Reserve growth has coincided with a gradual strengthening of the naira and reduced volatility in the foreign exchange market. During earlier reform phases, the official exchange rate traded near N1,553 per dollar, while the parallel market hovered around N1,645, creating a spread of more than N100. More recent data shows tighter alignment, with the official market now closing at around N1,421 per dollar and the parallel market near N1,490. Although the gap remains notable, the narrowing divergence points to improved price discovery and growing market coherence.

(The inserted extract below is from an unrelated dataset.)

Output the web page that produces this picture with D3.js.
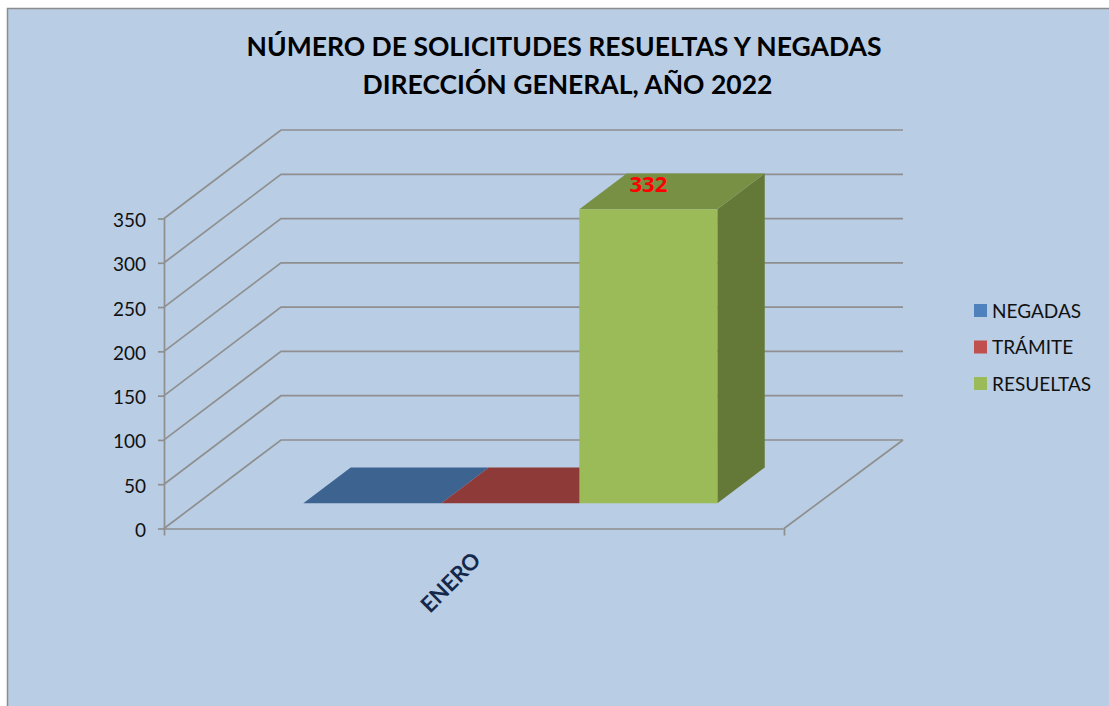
<!DOCTYPE html>
<html>
<head>
<meta charset="utf-8">
<script src="https://cdn.jsdelivr.net/npm/d3@7"></script>
<style>
  html, body { margin: 0; padding: 0; background: #fff; overflow: hidden; }
  text { font-family: Lato, "Open Sans", sans-serif; }
</style>
</head>
<body>
<script>
// Chart values
var categories = ["ENERO"];
var series = ["NEGADAS", "TRÁMITE", "RESUELTAS"];
var values = [0, 0, 332];
var yTicks = [0, 50, 100, 150, 200, 250, 300, 350];
var titleLines = ["NÚMERO DE SOLICITUDES RESUELTAS Y NEGADAS", "DIRECCIÓN GENERAL, AÑO 2022"];

// Colours per series: legend/front, top face, side face
var frontColors = ["#4f81bd", "#c0504d", "#9bbb59"];
var topColors = ["#3d6491", "#8e3a38", "#779043"];
var sideColors = ["#34557c", "#7a3230", "#647837"];

var width = 1109, height = 706;
var gridColor = "#8f8f8f";

var svg = d3.select("body").append("svg")
    .attr("width", width)
    .attr("height", height);

// Background panel, runs off the right and bottom edge of the picture
svg.append("rect")
    .attr("x", 7.5).attr("y", 8.5)
    .attr("width", width + 20).attr("height", height + 20)
    .attr("fill", "#b9cde5")
    .attr("stroke", "#8c8c8c")
    .attr("stroke-width", 1.5);

var y = d3.scaleLinear().domain([0, 350]).range([528.5, 218.5]);
var x = d3.scaleBand().domain(categories).range([164, 784]);
var seriesX = d3.scaleBand().domain(series).range([270, 684]);

// Depth of the floor goes back and up
var depthX = d3.scaleLinear().domain([0, 1]).range([0, 117]);
var depthY = d3.scaleLinear().domain([0, 1]).range([0, -88.5]);
var barDepth = [0.285, 0.69];

function project(px, value, depth) {
  return [px + depthX(depth), y(value) + depthY(depth)];
}

function face(points) {
  return "M" + points.map(function(p) { return p.join(","); }).join("L") + "Z";
}

// Gridlines: side wall and back wall
var grid = svg.append("g").attr("fill", "none").attr("stroke", gridColor).attr("stroke-width", 1.7);
yTicks.forEach(function(t) {
  var a = project(x.range()[0], t, 0), b = project(x.range()[0], t, 1), c = project(x.range()[1], t, 1);
  c[0] += 2;
  grid.append("path").attr("d", "M" + [a, b, c].map(function(p) { return p.join(","); }).join("L"));
});
// floor right edge
grid.append("path").attr("d", "M" + project(x.range()[1], 0, 0).join(",") + "L" + project(x.range()[1] + 2, 0, 1).join(","));

// Bars
series.forEach(function(s, i) {
  var left = seriesX(s), right = left + seriesX.bandwidth(), v = values[i];
  var d0 = barDepth[0], d1 = barDepth[1];
  var g = svg.append("g").attr("class", "bar");
  g.append("path").attr("fill", sideColors[i])
      .attr("d", face([project(right, 0, d0), project(right, 0, d1), project(right, v, d1), project(right, v, d0)]));
  g.append("path").attr("fill", topColors[i])
      .attr("d", face([project(left, v, d0), project(right, v, d0), project(right, v, d1), project(left, v, d1)]));
  g.append("path").attr("fill", frontColors[i])
      .attr("d", face([project(left, 0, d0), project(right, 0, d0), project(right, v, d0), project(left, v, d0)]));
});

// Axes
var yAxis = d3.axisLeft(y).tickValues(yTicks).tickSizeInner(6).tickSizeOuter(0).tickPadding(12);
var xAxis = d3.axisBottom(x).tickSizeInner(0).tickSizeOuter(7);

var yGroup = svg.append("g").attr("class", "axis y").attr("transform", "translate(164,0)").call(yAxis);
var xGroup = svg.append("g").attr("class", "axis x").attr("transform", "translate(0,528.5)").call(xAxis);

svg.selectAll(".axis path, .axis line").attr("stroke", gridColor).attr("stroke-width", 1.7);

yGroup.selectAll("text")
    .attr("font-size", 19)
    .attr("dy", "0.42em")
    .attr("fill", "#111");

xGroup.selectAll("text")
    .attr("font-size", 22)
    .attr("font-weight", 700)
    .attr("fill", "#14284b")
    .attr("text-anchor", "end")
    .attr("transform", "translate(-5,20) rotate(-45)")
    .attr("dy", "0.71em");

// Data label sits on the top face of the bar, lined up with the front face
var labelPos = project(seriesX("RESUELTAS") + seriesX.bandwidth() / 2, values[2], barDepth[0]);
svg.append("text")
    .attr("x", labelPos[0])
    .attr("y", 192)
    .attr("text-anchor", "middle")
    .style("font-family", "'Open Sans', sans-serif")
    .attr("font-size", 22)
    .attr("font-weight", 700)
    .attr("fill", "#ff0000")
    .text(values[2]);

// Title
svg.selectAll(".title").data(titleLines).enter().append("text")
    .attr("class", "title")
    .attr("x", function(d, i) { return i === 0 ? 564 : 567.5; })
    .attr("y", function(d, i) { return 56 + i * 38; })
    .attr("text-anchor", "middle")
    .attr("font-size", 26.5)
    .attr("font-weight", 700)
    .attr("fill", "#000")
    .text(function(d) { return d; });

// Legend
var legend = svg.selectAll(".legend").data(series).enter().append("g")
    .attr("class", "legend")
    .attr("transform", function(d, i) { return "translate(974," + (304 + i * 36.5) + ")"; });
legend.append("rect")
    .attr("width", 13).attr("height", 13)
    .attr("fill", function(d, i) { return frontColors[i]; });
legend.append("text")
    .attr("x", 18).attr("y", 13.5)
    .attr("font-size", 19)
    .attr("fill", "#111")
    .text(function(d) { return d; });
</script>
</body>
</html>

However, not all pressures have dissipated. Despite rising reserves, the spread between the official and parallel exchange rates has widened slightly to about 4.8 percent, approaching the five percent mark that analysts often view as a psychological threshold. Market watchers warn that while reserve accumulation is encouraging, sustained currency stability will depend on closing exchange rate gaps, deepening liquidity and maintaining policy consistency.

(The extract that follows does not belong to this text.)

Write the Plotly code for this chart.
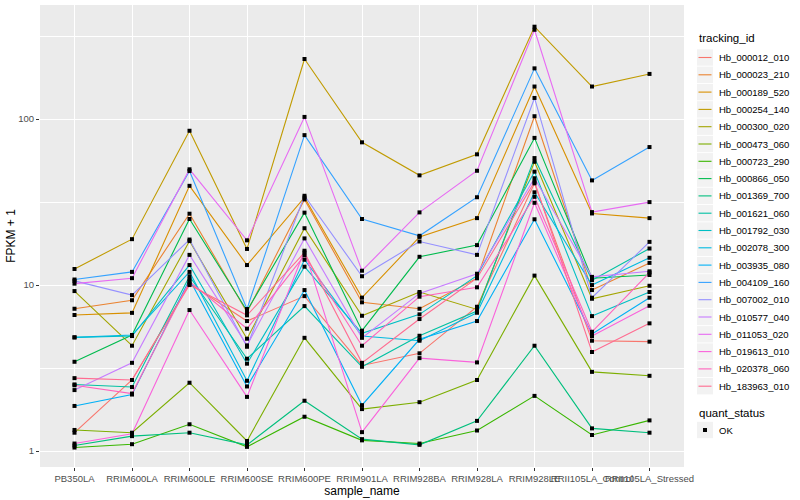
import plotly.graph_objects as go

samples = ["PB350LA", "RRIM600LA", "RRIM600LE", "RRIM600SE", "RRIM600PE", "RRIM901LA",
           "RRIM928BA", "RRIM928LA", "RRIM928LE", "RRII105LA_Control", "RRII105LA_Stressed"]

tracking_ids = ["Hb_000012_010", "Hb_000023_210", "Hb_000189_520", "Hb_000254_140", "Hb_000300_020",
                "Hb_000473_060", "Hb_000723_290", "Hb_000866_050", "Hb_001369_700", "Hb_001621_060",
                "Hb_001792_030", "Hb_002078_300", "Hb_003935_080", "Hb_004109_160", "Hb_007002_010",
                "Hb_010577_040", "Hb_011053_020", "Hb_019613_010", "Hb_020378_060", "Hb_183963_010"]

colors = ["#F8766D", "#EA8331", "#D89000", "#C09B00", "#A3A500", "#7CAE00", "#39B600", "#00BB4E",
          "#00BF7D", "#00C1A3", "#00BFC4", "#00BAE0", "#00B0F6", "#35A2FF", "#9590FF", "#C77CFF",
          "#E76BF3", "#FA62DB", "#FF62BC", "#FF6C91"]

# FPKM + 1 per sample
hb_000012_010 = [1.29, 2.68, 10.2, 6.07, 8.58, 3.28, 3.88, 7.4, 41, 4.62, 4.56]
hb_000023_210 = [7.2, 8.1, 26.9, 6.85, 32.8, 7.87, 7.2, 11.0, 104, 9.33, 13.6]
hb_000189_520 = [6.6, 6.8, 39.6, 13.2, 33.7, 8.4, 19.5, 25.3, 157, 27.0, 25.3]
hb_000254_140 = [12.5, 18.9, 85, 16.5, 230, 72.4, 45.8, 61.3, 360, 157, 187]
hb_000300_020 = [9.2, 4.31, 18.4, 4.75, 22.0, 6.53, 9.08, 7.13, 55.3, 8.27, 9.9]
hb_000473_060 = [1.34, 1.29, 2.58, 1.15, 4.81, 1.79, 1.97, 2.68, 11.4, 3.0, 2.84]
hb_000723_290 = [1.05, 1.10, 1.45, 1.06, 1.61, 1.16, 1.11, 1.33, 2.15, 1.25, 1.53]
hb_000866_050 = [3.45, 5.0, 25.0, 7.0, 27.3, 5.31, 14.8, 17.4, 77, 11.0, 11.5]
hb_001369_700 = [1.08, 1.23, 1.29, 1.09, 2.01, 1.18, 1.09, 1.52, 4.31, 1.37, 1.29]
hb_001621_060 = [2.52, 2.43, 11.3, 3.60, 7.47, 3.22, 4.95, 6.97, 58.2, 10.7, 16.6]
hb_001792_030 = [4.84, 4.93, 13.2, 3.36, 12.9, 5.12, 6.66, 11.4, 48.2, 6.5, 9.08]
hb_002078_300 = [4.84, 5.0, 12.0, 2.65, 14.2, 4.93, 4.62, 6.81, 36.2, 10.0, 14.6]
hb_003935_080 = [1.87, 2.19, 10.8, 2.45, 9.33, 1.89, 4.71, 6.07, 24.9, 5.07, 8.39]
hb_004109_160 = [10.8, 12.0, 48.6, 7.17, 80, 25, 19.8, 33.8, 202, 42.7, 67.8]
hb_007002_010 = [10.6, 8.7, 18.8, 4.25, 34.5, 11.3, 18.3, 15.2, 134, 8.39, 18.2]
hb_010577_040 = [2.33, 3.40, 15.2, 4.33, 19.1, 4.81, 8.91, 11.7, 44, 11.2, 12.1]
hb_011053_020 = [10.2, 11.0, 49.8, 18.6, 103, 12.2, 27.4, 48.8, 345, 27.5, 31.6]
hb_019613_010 = [1.11, 1.27, 7.07, 2.12, 16.1, 1.30, 3.63, 3.42, 31.3, 4.93, 7.5]
hb_020378_060 = [2.49, 2.22, 10.5, 5.46, 15.1, 4.31, 8.51, 9.69, 34, 5.23, 11.9]
hb_183963_010 = [2.75, 2.68, 10.0, 6.57, 15.7, 3.40, 6.24, 11.0, 41.9, 3.95, 5.88]

series = [hb_000012_010, hb_000023_210, hb_000189_520, hb_000254_140, hb_000300_020,
          hb_000473_060, hb_000723_290, hb_000866_050, hb_001369_700, hb_001621_060,
          hb_001792_030, hb_002078_300, hb_003935_080, hb_004109_160, hb_007002_010,
          hb_010577_040, hb_011053_020, hb_019613_010, hb_020378_060, hb_183963_010]

quant_status = ["OK"]

y_ticks = [1, 10, 100]
y_minor = [10 ** -0.5, 10 ** 0.5, 10 ** 1.5, 10 ** 2.5]

FONT = "Liberation Sans, Arial, sans-serif"
W, H = 800, 500
ML, MR, MT, MB = 40, 116, 5, 33
PW, PH = W - ML - MR, H - MT - MB


def px(x):
    return (x - ML) / PW


def py(y):
    return (H - MB - y) / PH


fig = go.Figure()
for tid, col, vals in zip(tracking_ids, colors, series):
    fig.add_trace(go.Scatter(x=samples, y=vals, mode="lines", name=tid,
                             line=dict(color=col, width=1.1), showlegend=False,
                             hoverinfo="skip"))

all_x, all_y = [], []
for vals in series:
    all_x += samples
    all_y += vals
fig.add_trace(go.Scatter(x=all_x, y=all_y, mode="markers", name=quant_status[0],
                         marker=dict(color="black", symbol="square", size=4),
                         showlegend=False, hoverinfo="skip"))

# ---- ggplot-style legends (keys + real text) ----
shapes, annots = [], []
LX0, LX1, TX = 697, 713, 717
annots.append(dict(text="tracking_id", x=px(LX0), y=py(38), xref="paper", yref="paper",
                   xanchor="left", yanchor="middle", showarrow=False,
                   font=dict(size=11.5, color="black", family=FONT)))
for i, (tid, col) in enumerate(zip(tracking_ids, colors)):
    yc = 57.5 + i * 17.3
    shapes.append(dict(type="rect", xref="paper", yref="paper", x0=px(LX0), x1=px(LX1),
                       y0=py(yc + 8.2), y1=py(yc - 8.2), fillcolor="#F2F2F2",
                       line=dict(width=0), layer="above"))
    shapes.append(dict(type="line", xref="paper", yref="paper", x0=px(LX0 + 1.5), x1=px(LX1 - 1.5),
                       y0=py(yc), y1=py(yc), line=dict(color=col, width=1.1), layer="above"))
    annots.append(dict(text=tid, x=px(TX), y=py(yc), xref="paper", yref="paper",
                       xanchor="left", yanchor="middle", showarrow=False,
                       font=dict(size=9.5, color="black", family=FONT)))

annots.append(dict(text="quant_status", x=px(LX0), y=py(413), xref="paper", yref="paper",
                   xanchor="left", yanchor="middle", showarrow=False,
                   font=dict(size=11.5, color="black", family=FONT)))
shapes.append(dict(type="rect", xref="paper", yref="paper", x0=px(LX0), x1=px(LX1),
                   y0=py(430 + 8.2), y1=py(430 - 8.2), fillcolor="#F2F2F2",
                   line=dict(width=0), layer="above"))
shapes.append(dict(type="rect", xref="paper", yref="paper", x0=px(703), x1=px(707),
                   y0=py(432), y1=py(428), fillcolor="black",
                   line=dict(width=0), layer="above"))
annots.append(dict(text=quant_status[0], x=px(TX), y=py(430), xref="paper", yref="paper",
                   xanchor="left", yanchor="middle", showarrow=False,
                   font=dict(size=9.5, color="black", family=FONT)))

fig.update_layout(
    width=W, height=H,
    margin=dict(l=ML, r=MR, t=MT, b=MB, autoexpand=False),
    paper_bgcolor="white", plot_bgcolor="#EBEBEB",
    font=dict(family=FONT, size=10, color="#4D4D4D"),
    showlegend=False,
    shapes=shapes, annotations=annots,
)

fig.update_xaxes(type="category", range=[-0.6, 10.6], showgrid=True, gridcolor="white",
                 gridwidth=1.1, zeroline=False, ticks="outside", ticklen=3,
                 tickcolor="#333333", tickfont=dict(size=9.5, color="#4D4D4D"),
                 tickangle=0, automargin=False,
                 title=dict(text="sample_name", font=dict(size=12, color="black"), standoff=0),
                 showline=False)
fig.update_yaxes(type="log", range=[-0.096, 2.687], tickvals=y_ticks,
                 ticktext=[str(t) for t in y_ticks], showgrid=True, gridcolor="white",
                 gridwidth=1.1, zeroline=False, ticks="outside", ticklen=3,
                 tickcolor="#333333", tickfont=dict(size=9.5, color="#4D4D4D"),
                 minor=dict(tickvals=y_minor, showgrid=True, gridcolor="white",
                            gridwidth=0.5, ticks=""),
                 automargin=False,
                 title=dict(text="FPKM + 1", font=dict(size=12, color="black"), standoff=0),
                 showline=False)

fig.write_html("out.html", config={"displayModeBar": False},
               post_script="document.body.style.margin='0';document.body.style.padding='0';")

Several forces are driving the recent reserve surge. Increased repatriation of funds from the NNPC and exporters, including proceeds previously held offshore, has bolstered inflows. The improved FX environment has also encouraged businesses to convert dollars to naira, with forex-to-naira conversions estimated at around $1 billion per month in 2025. At the same time, stronger oil receipts, rising diaspora remittances and renewed capital market interest have contributed to a healthier external balance.

Reliable sources suggest Nigeria’s net external reserves may now stand above $30 billion, although the Central Bank does not publish unaudited net reserve figures. There are also indications that the apex bank plans to revamp its framework for governing foreign exchange transactions in 2026, a move that could further shape reserve accumulation patterns and exchange rate stability in the months ahead.

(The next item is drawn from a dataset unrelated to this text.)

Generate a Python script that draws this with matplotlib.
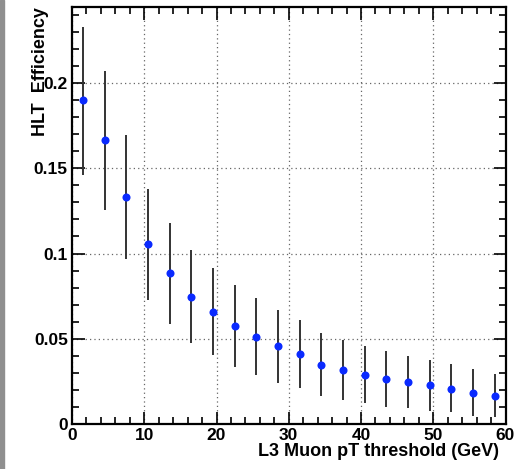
import numpy as np
import matplotlib.pyplot as plt
from matplotlib.patches import Rectangle
from matplotlib.ticker import MultipleLocator

plt.rcParams['font.family'] = ['Liberation Sans', 'DejaVu Sans']

# threshold bins (GeV) and efficiency with asymmetric errors
pt = [1.5, 4.5, 7.5, 10.5, 13.5, 16.5, 19.5, 22.5, 25.5, 28.5,
      31.5, 34.5, 37.5, 40.5, 43.5, 46.5, 49.5, 52.5, 55.5, 58.5]
eff = [0.190, 0.1666, 0.1331, 0.1056, 0.0884, 0.0745, 0.0659, 0.0577, 0.0510, 0.0456,
       0.0411, 0.0346, 0.0318, 0.0289, 0.0266, 0.0246, 0.0229, 0.0205, 0.0182, 0.0164]
eff_hi = [0.2328, 0.207, 0.1695, 0.1378, 0.1179, 0.1021, 0.0913, 0.0815, 0.0737, 0.0669,
          0.0610, 0.0532, 0.0493, 0.0457, 0.0430, 0.0399, 0.0375, 0.0352, 0.0323, 0.0293]
eff_lo = [0.146, 0.1255, 0.0968, 0.0727, 0.0585, 0.0473, 0.0405, 0.0336, 0.0287, 0.0242,
          0.0209, 0.0162, 0.0141, 0.0121, 0.0101, 0.0094, 0.0076, 0.0070, 0.0047, 0.0041]

eff = np.array(eff)
yerr = np.vstack((eff - np.array(eff_lo), np.array(eff_hi) - eff))

fig = plt.figure(figsize=(5.29, 4.69), dpi=100)
fig.patches.append(Rectangle((0, 0), 4/529, 1, transform=fig.transFigure,
                             color='#8f8f8f', zorder=0))
ax = fig.add_axes([72/529, 45/469, 433.5/529, 417/469])

ax.errorbar(pt, eff, yerr=yerr, fmt='none', ecolor='#333333', elinewidth=1.4, capsize=0)
ax.plot(pt, eff, 'o', color='#0a2aff', markersize=5.8, markeredgewidth=0)

ax.set_xlim(0, 60)
ax.set_ylim(0, 0.2446)
ax.xaxis.set_major_locator(MultipleLocator(10))
ax.xaxis.set_minor_locator(MultipleLocator(2))
ax.yaxis.set_major_locator(MultipleLocator(0.05))
ax.yaxis.set_minor_locator(MultipleLocator(0.01))
ax.set_xticks([0, 10, 20, 30, 40, 50, 60])
ax.set_xticklabels(['0', '10', '20', '30', '40', '50', '60'])
ax.set_yticks([0, 0.05, 0.1, 0.15, 0.2])
ax.set_yticklabels(['0', '0.05', '0.1', '0.15', '0.2'])

ax.tick_params(which='both', direction='in', top=True, right=True, width=1.2,
               labelsize=12.5, pad=3)
ax.tick_params(which='major', length=9)
ax.tick_params(which='minor', length=5)
for lab in ax.get_xticklabels() + ax.get_yticklabels():
    lab.set_fontweight('bold')
for s in ax.spines.values():
    s.set_linewidth(1.6)

ax.grid(which='major', linestyle=(0, (1, 2.5)), color='#666666', linewidth=0.9)

ax.set_xlabel('L3 Muon pT threshold (GeV)', fontsize=13, fontweight='bold', ha='right')
ax.xaxis.set_label_coords(0.985, -0.045)
ax.set_ylabel('HLT  Efficiency', fontsize=13, fontweight='bold', ha='right')
ax.yaxis.set_label_coords(-0.054, 1.0)

fig.savefig('out.png', dpi=100)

The significance of the $46 billion milestone extends beyond headline numbers. External reserves are a critical measure of Nigeria’s capacity to defend the naira, settle import bills and meet external financial obligations. At current levels, estimates indicate that the reserves can cover roughly 15 months of goods imports, or about 10 months when services are included, placing Nigeria in a relatively stronger position compared with many emerging market peers.

Historically, stronger reserve buffers have been associated with improved investor confidence, greater currency stability and reduced vulnerability to external shocks. This is particularly important as political activity intensifies in the lead-up to elections, a period often marked by heightened fiscal spending, speculative FX demand and increased capital flow volatility.

Nonetheless, risks remain on the horizon.

Dollarisation continues to deepen in certain sectors, particularly real estate, where transactions are increasingly denominated in foreign currency. There are also concerns that election-related campaign spending later in the year could exert fresh pressure on foreign exchange markets, especially if political actors resort to dollar-based funding.

The Central Bank has struck an optimistic tone in its latest economic outlook, projecting that Nigeria’s external reserves could rise to about $51.04 billion in 2026, up from $45.01 billion in 2025. Expected drivers of further reserve growth include higher oil earnings, potential sovereign bond issuance, rising diaspora remittances and ongoing structural reforms in the FX market.

Additional support could come from the expanding capacity of the Dangote Refinery, which is projected to scale up from 650,000 barrels per day in 2025 to 700,000 barrels per day in the near term, with a longer-term target of 1.4 million barrels per day. A reduction in fuel imports would ease pressure on foreign exchange demand and strengthen the country’s external position.

Nigeria’s return to the $46 billion reserve zone marks a meaningful step in its effort to rebuild external buffers and restore FX credibility after years of strain. Whether this recovery evolves into long-term stability will depend on sustained reforms, disciplined FX management and the ability to navigate election-year pressures without eroding hard-won gains. If current trends hold, the country’s reserves could become not only a financial cushion but a cornerstone of broader macroeconomic resilience in the years ahead.